╭─ Records supplied
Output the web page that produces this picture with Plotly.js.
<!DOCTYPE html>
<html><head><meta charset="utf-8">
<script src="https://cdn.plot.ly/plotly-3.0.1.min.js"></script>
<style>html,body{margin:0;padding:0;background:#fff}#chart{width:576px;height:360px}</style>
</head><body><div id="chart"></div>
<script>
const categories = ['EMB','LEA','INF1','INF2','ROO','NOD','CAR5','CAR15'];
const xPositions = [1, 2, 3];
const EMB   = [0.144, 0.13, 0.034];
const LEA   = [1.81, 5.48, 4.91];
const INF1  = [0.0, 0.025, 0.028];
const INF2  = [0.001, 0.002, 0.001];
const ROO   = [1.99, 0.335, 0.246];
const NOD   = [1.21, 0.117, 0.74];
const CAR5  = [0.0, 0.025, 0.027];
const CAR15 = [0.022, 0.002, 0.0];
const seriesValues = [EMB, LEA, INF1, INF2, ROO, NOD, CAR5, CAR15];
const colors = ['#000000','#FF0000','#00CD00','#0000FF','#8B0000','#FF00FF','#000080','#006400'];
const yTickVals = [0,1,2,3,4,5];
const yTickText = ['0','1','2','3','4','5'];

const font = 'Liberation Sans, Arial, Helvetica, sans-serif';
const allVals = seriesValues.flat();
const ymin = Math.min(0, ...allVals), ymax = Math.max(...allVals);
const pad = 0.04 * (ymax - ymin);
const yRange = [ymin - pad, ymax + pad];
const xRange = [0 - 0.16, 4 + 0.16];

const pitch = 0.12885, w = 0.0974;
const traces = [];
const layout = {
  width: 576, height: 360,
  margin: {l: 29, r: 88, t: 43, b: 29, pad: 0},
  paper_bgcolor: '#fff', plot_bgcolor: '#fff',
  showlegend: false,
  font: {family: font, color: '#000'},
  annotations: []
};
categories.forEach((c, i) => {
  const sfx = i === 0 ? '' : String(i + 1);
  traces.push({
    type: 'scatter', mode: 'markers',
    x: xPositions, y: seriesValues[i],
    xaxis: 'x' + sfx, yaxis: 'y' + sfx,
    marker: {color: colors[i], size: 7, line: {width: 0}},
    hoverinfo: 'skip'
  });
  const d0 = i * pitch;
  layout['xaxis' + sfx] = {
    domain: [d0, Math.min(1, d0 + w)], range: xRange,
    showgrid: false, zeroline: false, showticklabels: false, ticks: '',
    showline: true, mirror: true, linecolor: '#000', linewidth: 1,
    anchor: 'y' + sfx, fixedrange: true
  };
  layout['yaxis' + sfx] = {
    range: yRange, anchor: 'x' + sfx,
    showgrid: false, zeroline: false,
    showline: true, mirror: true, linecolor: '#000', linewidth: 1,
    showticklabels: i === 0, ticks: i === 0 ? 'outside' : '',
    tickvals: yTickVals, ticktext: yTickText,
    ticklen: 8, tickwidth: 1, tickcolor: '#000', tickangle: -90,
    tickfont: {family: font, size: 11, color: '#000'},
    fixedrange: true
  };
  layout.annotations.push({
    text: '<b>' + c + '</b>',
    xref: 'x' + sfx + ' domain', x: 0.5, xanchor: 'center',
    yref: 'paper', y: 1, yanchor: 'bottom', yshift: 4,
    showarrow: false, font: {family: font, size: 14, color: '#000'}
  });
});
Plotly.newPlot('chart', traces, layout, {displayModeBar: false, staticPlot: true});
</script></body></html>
╰─
╭─ Records supplied
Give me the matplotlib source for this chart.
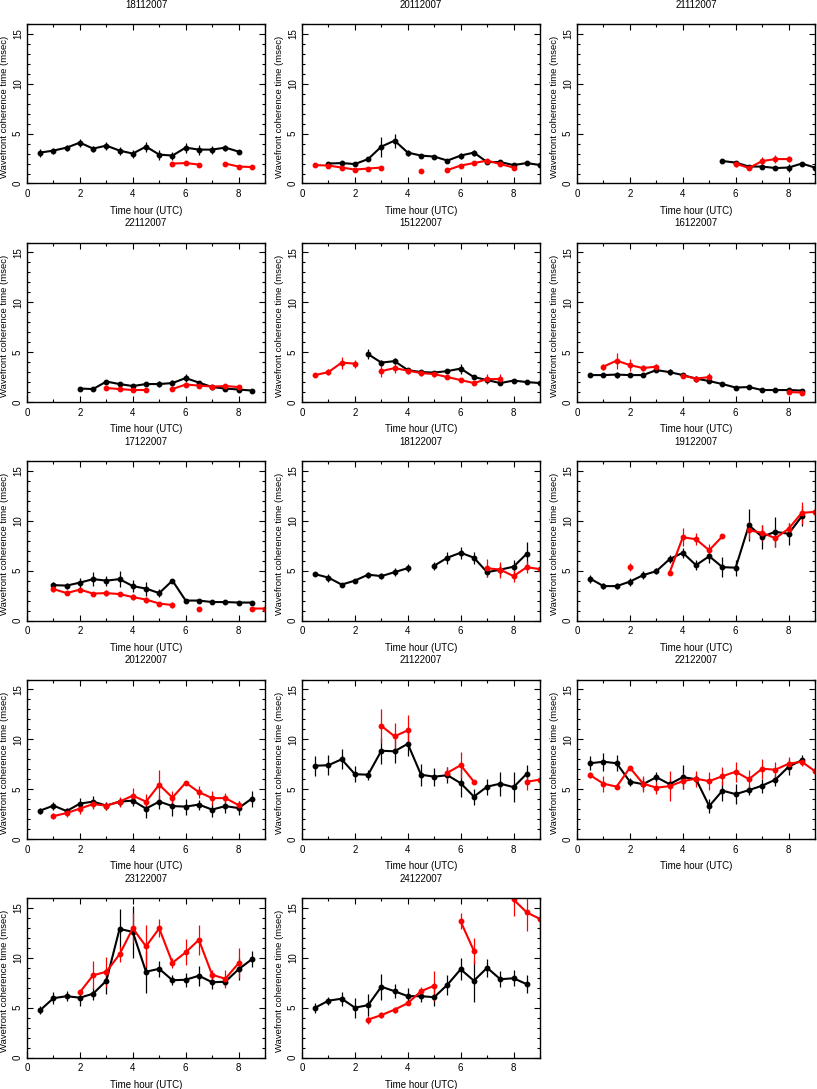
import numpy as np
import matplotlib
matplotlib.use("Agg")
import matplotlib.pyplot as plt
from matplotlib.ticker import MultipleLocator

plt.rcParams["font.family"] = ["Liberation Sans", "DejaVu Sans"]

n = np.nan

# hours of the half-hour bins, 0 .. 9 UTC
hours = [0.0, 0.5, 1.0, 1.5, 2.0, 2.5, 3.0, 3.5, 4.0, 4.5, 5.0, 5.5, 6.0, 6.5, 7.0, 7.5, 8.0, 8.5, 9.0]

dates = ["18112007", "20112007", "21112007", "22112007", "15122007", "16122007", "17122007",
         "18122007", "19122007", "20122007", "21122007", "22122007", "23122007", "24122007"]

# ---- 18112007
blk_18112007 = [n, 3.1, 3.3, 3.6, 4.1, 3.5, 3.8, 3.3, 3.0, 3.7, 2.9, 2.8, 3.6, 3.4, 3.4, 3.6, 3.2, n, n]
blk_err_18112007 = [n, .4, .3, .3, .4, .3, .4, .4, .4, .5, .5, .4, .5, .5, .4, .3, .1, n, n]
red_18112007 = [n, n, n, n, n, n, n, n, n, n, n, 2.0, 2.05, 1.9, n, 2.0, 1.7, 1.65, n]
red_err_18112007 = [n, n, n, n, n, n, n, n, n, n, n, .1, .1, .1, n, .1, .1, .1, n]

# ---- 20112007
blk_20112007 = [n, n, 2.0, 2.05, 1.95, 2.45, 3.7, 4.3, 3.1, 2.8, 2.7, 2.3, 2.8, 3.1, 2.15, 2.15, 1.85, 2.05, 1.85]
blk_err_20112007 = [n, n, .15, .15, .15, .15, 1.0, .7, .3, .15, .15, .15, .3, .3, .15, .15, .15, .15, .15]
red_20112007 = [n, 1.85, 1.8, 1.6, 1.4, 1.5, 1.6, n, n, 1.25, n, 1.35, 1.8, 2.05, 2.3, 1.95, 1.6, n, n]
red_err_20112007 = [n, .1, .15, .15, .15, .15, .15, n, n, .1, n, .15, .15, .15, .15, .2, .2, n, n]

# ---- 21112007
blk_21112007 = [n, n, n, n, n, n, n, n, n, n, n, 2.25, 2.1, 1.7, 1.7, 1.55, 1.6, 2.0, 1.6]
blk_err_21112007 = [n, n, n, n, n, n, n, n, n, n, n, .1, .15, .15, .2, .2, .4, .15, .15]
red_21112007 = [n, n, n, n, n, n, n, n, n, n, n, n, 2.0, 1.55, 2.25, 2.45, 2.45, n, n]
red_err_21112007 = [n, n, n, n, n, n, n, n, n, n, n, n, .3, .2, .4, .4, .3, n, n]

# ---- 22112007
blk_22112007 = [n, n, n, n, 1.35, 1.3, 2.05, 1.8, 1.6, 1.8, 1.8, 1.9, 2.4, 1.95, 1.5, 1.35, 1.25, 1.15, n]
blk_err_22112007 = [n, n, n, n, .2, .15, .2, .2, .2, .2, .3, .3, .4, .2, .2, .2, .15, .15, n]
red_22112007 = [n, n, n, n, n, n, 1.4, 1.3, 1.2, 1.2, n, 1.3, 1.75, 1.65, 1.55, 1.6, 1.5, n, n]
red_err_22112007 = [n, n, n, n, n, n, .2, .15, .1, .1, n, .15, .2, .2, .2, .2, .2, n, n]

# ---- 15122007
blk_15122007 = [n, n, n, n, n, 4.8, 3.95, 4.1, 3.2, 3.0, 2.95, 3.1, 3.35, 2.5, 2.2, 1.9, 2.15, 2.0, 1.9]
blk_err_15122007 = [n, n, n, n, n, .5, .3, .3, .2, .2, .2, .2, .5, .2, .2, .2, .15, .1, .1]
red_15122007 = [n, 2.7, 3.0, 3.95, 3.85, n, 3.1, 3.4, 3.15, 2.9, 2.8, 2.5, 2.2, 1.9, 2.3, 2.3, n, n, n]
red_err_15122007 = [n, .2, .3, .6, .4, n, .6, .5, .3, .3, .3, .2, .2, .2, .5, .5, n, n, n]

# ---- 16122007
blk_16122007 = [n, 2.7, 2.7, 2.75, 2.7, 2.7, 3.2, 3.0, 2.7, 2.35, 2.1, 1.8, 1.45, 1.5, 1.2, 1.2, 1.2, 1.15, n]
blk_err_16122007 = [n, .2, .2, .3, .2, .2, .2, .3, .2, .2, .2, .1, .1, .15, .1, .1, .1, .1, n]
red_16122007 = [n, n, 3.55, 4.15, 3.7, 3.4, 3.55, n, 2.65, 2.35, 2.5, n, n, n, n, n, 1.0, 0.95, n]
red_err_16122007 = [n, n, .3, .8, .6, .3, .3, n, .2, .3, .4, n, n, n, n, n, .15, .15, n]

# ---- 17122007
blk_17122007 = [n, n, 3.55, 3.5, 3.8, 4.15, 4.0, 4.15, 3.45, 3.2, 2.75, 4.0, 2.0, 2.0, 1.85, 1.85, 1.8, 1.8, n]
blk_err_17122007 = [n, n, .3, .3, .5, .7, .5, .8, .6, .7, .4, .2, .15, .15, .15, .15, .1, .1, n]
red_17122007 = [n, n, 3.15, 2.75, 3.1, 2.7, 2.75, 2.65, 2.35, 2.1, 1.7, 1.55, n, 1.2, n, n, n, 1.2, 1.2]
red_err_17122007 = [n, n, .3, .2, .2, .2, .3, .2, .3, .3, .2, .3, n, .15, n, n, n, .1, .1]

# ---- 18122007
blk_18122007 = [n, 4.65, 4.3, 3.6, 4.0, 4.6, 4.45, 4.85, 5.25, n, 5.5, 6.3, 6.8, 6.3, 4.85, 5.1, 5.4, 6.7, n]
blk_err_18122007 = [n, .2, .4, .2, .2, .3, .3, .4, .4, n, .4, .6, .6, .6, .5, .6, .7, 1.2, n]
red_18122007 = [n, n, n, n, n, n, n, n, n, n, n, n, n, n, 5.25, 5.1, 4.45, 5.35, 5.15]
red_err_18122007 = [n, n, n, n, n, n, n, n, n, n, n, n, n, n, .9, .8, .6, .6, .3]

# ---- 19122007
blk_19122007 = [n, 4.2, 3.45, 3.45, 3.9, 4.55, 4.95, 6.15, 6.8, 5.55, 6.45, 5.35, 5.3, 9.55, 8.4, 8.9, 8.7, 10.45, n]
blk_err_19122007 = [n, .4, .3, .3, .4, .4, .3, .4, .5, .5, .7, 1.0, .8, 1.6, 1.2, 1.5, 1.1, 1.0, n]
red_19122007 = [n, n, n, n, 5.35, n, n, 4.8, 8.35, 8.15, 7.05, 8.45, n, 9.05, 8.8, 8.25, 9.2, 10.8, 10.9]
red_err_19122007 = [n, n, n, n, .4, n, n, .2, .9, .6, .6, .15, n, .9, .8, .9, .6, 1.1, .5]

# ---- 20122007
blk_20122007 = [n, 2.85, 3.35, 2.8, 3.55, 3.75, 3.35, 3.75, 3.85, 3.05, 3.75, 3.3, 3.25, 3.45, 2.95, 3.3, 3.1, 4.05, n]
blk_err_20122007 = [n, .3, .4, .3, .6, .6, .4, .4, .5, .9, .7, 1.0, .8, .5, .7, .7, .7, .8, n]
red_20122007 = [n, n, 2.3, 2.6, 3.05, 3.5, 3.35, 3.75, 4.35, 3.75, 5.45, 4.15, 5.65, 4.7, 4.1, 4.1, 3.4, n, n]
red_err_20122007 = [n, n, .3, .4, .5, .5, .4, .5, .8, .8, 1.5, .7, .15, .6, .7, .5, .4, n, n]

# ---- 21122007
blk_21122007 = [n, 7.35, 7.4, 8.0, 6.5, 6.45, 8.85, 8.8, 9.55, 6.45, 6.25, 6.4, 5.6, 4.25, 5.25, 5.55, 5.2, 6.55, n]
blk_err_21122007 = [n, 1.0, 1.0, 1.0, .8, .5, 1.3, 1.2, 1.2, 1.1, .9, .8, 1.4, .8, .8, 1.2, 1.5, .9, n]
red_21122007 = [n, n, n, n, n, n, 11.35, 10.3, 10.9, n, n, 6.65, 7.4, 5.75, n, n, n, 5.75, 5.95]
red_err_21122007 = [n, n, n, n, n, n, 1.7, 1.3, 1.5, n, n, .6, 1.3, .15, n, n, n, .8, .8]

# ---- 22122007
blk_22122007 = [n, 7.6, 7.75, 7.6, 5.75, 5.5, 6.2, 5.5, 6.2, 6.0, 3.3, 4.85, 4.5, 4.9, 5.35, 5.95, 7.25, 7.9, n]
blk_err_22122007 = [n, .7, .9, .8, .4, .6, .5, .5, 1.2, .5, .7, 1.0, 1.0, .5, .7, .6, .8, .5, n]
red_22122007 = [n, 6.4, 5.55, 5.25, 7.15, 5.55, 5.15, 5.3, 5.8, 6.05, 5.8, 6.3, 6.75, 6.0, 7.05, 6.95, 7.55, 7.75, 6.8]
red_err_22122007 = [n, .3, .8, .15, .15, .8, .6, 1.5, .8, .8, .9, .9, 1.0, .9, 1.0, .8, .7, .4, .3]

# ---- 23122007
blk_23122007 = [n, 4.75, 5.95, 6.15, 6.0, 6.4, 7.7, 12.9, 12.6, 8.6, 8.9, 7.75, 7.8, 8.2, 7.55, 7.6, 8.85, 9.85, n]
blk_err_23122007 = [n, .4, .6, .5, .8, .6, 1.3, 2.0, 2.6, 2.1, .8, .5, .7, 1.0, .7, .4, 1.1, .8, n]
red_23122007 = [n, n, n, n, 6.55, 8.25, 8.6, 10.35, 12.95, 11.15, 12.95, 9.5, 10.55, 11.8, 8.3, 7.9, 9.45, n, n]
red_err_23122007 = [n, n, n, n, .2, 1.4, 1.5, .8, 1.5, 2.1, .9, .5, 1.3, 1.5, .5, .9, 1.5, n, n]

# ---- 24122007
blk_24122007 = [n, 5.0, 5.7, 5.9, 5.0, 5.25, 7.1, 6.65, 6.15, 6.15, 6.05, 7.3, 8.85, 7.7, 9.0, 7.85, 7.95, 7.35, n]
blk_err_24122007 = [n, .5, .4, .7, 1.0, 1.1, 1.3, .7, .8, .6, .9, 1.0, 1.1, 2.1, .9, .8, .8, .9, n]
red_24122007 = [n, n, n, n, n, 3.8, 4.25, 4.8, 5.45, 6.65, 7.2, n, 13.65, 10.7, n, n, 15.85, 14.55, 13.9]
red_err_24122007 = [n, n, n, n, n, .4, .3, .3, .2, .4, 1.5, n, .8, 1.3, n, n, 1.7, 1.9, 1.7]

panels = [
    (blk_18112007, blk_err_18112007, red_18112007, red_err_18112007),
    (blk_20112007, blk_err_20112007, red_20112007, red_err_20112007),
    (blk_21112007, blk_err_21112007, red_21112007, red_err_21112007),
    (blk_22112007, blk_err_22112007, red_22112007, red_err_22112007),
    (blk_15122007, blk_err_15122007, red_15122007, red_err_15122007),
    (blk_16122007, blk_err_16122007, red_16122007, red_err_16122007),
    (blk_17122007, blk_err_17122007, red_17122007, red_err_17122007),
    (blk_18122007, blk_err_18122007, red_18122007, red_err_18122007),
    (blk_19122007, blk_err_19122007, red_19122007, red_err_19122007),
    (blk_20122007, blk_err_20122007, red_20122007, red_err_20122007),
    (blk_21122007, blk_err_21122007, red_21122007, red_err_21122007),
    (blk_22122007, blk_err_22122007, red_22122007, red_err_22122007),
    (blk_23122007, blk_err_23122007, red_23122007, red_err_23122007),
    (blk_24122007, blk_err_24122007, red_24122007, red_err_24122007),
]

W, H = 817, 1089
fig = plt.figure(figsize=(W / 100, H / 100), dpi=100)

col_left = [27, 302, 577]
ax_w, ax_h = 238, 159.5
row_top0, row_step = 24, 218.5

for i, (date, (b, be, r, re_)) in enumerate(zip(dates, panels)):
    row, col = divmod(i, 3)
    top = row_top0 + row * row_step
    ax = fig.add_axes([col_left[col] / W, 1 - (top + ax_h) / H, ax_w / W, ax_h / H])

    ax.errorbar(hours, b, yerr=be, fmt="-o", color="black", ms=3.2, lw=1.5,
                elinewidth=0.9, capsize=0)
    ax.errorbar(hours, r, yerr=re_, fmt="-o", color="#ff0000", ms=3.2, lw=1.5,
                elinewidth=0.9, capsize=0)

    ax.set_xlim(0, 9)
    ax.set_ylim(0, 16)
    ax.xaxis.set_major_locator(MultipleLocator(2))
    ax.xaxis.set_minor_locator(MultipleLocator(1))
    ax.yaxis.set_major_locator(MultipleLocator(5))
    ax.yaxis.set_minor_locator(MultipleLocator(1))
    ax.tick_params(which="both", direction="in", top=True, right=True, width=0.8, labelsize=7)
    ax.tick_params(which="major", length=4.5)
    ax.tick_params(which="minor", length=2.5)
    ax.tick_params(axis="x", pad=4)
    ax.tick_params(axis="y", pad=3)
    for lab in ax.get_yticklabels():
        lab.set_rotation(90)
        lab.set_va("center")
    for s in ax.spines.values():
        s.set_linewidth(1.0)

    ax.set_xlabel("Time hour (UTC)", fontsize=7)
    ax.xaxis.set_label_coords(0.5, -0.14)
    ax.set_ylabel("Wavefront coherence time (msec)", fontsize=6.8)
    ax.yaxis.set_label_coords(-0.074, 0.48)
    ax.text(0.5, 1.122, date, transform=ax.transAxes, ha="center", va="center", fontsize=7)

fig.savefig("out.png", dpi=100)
╰─
__Problem statement__.
Repeat exactly the stretch of lines that opens with the line containing "Give me the matplotlib source for this chart." and closes with the line containing "n, .3, .2, .4, .4, .3, n, n]". Leave the pictures out, and add nothing.

__Result for this exercise__.
Give me the matplotlib source for this chart.
import numpy as np
import matplotlib
matplotlib.use("Agg")
import matplotlib.pyplot as plt
from matplotlib.ticker import MultipleLocator

plt.rcParams["font.family"] = ["Liberation Sans", "DejaVu Sans"]

n = np.nan

# hours of the half-hour bins, 0 .. 9 UTC
hours = [0.0, 0.5, 1.0, 1.5, 2.0, 2.5, 3.0, 3.5, 4.0, 4.5, 5.0, 5.5, 6.0, 6.5, 7.0, 7.5, 8.0, 8.5, 9.0]

dates = ["18112007", "20112007", "21112007", "22112007", "15122007", "16122007", "17122007",
         "18122007", "19122007", "20122007", "21122007", "22122007", "23122007", "24122007"]

# ---- 18112007
blk_18112007 = [n, 3.1, 3.3, 3.6, 4.1, 3.5, 3.8, 3.3, 3.0, 3.7, 2.9, 2.8, 3.6, 3.4, 3.4, 3.6, 3.2, n, n]
blk_err_18112007 = [n, .4, .3, .3, .4, .3, .4, .4, .4, .5, .5, .4, .5, .5, .4, .3, .1, n, n]
red_18112007 = [n, n, n, n, n, n, n, n, n, n, n, 2.0, 2.05, 1.9, n, 2.0, 1.7, 1.65, n]
red_err_18112007 = [n, n, n, n, n, n, n, n, n, n, n, .1, .1, .1, n, .1, .1, .1, n]

# ---- 20112007
blk_20112007 = [n, n, 2.0, 2.05, 1.95, 2.45, 3.7, 4.3, 3.1, 2.8, 2.7, 2.3, 2.8, 3.1, 2.15, 2.15, 1.85, 2.05, 1.85]
blk_err_20112007 = [n, n, .15, .15, .15, .15, 1.0, .7, .3, .15, .15, .15, .3, .3, .15, .15, .15, .15, .15]
red_20112007 = [n, 1.85, 1.8, 1.6, 1.4, 1.5, 1.6, n, n, 1.25, n, 1.35, 1.8, 2.05, 2.3, 1.95, 1.6, n, n]
red_err_20112007 = [n, .1, .15, .15, .15, .15, .15, n, n, .1, n, .15, .15, .15, .15, .2, .2, n, n]

# ---- 21112007
blk_21112007 = [n, n, n, n, n, n, n, n, n, n, n, 2.25, 2.1, 1.7, 1.7, 1.55, 1.6, 2.0, 1.6]
blk_err_21112007 = [n, n, n, n, n, n, n, n, n, n, n, .1, .15, .15, .2, .2, .4, .15, .15]
red_21112007 = [n, n, n, n, n, n, n, n, n, n, n, n, 2.0, 1.55, 2.25, 2.45, 2.45, n, n]
red_err_21112007 = [n, n, n, n, n, n, n, n, n, n, n, n, .3, .2, .4, .4, .3, n, n]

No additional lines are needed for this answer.